Investing heavily in such industries as steel, cement and oil refining is not the right path for Vietnam now, a former senior investment official has said.
Developing a strong steel industry is something other developed countries focused on doing back in the 19th and 20th centuries, so Vietnam should choose whether to “follow a path people have been treading on for centuries or start with the most modern technology,” Professor Nguyen Mai said.
Doctor of Science Mai was deputy chairman of the State Committee for Cooperation and Investment, the precursor to the Ministry of Planning and Investment, between 1989 and 1995.
Usually referred to as a former deputy minister of planning and investment, the ex-official, born 1935, is now chairman of the Association of Foreign Invested Enterprises, and has studied the country’s investment development for decades.
Mai talked to Tuoi Tre (Youth) newspaper in the wake of a recent revelation of a US$10.6 billion steelmaking complex, to be developed by Hoa Sen Group in the south-central province of Ninh Thuan, and the environmental disaster caused by the Taiwanese-invested Formosa steel mill in central Vietnam.
Formosa admitted its wastewater had caused fish to die en masse along the central coast in April and May, vowing to pay $500 million as compensation.
“Seriously speaking, I do not think Vietnam should continue investing in steel in the way many other countries did one or two centuries ago,” he said.
“We now have an abundant supply of steel imported from the U.S. and China, so we should not just imitate other countries, but focus on modern technology.”
Mai said there are many other industries Vietnam should concentrate resources on developing, such as telecom or technology, something military-run Viettel is doing well.
“You said a domestic steel industry is necessary to boost other sectors? Viettel does not need a bar of steel but it has even invested in overseas markets and posted nearly $1 billion in revenue,” he said.
He reiterated that it is unnecessary for Vietnam to invest in steel, cement and oil refining now.
Vietnam currently has a surplus supply of cement, but fails to find any market for export, according to the former senior official.

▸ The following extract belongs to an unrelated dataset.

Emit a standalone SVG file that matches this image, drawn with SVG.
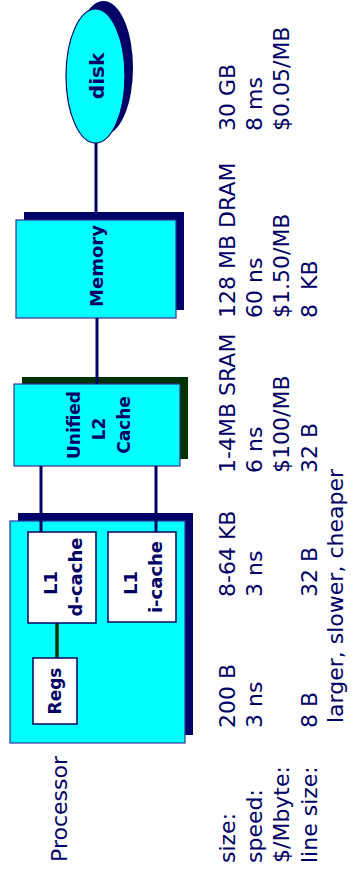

In the meantime, the country’s oil refining industry has a total capacity of processing up to 50 million metric tons of crude oil, whereas the supply is a mere 15 million metric tons.
“The best road to start stepping on is investing in advanced alloys,” he said.
“In developed countries, a ton of alloy is as valuable as ten tons of steel.”
Chinese technology fear
Hoa Sen Group’s proposed steel project is expected to consist of ten blast furnaces and to be developed in multiple stages, with construction believed to last until 2025 or even 2030.
Hoa Sen chairman Le Phuoc Vu has said he would transfer hisentire shares and assets at the company to the state should the project cause any environmental problems.
Mai, however, is skeptical of the plan and such a strong commitment.
He said what is most worrying is what type of technology and equipment will be used in the project.
“Blast furnace is a kind of equipment currently manufactured by nobody but Chinese firms,” he said.
“Formosa also bought those Chinese furnaces, so where would Le Phuoc Vu purchase the equipment for his plant?”
As for the commitment to not destroying the environment, Mai said the developer is totally able to prepare a perfect environment impact assessment, but “everything it says is only in theory.”
“What matters is what really happens during the course of investment,” he underlined.
“Formosa had a detailed environment impact assessment conducted by a ministry-backed consultant, but the wastes it produced during the course of construction were just immeasurable.”
Mai underscored that a steel project located in a coastal area is not necessarily a threat to the local environment.
“The problem is you have to closely track its implementation,” he said.
“This is what we have failed to do to Formosa, so with the Hoa Sen Group project, we must do better.”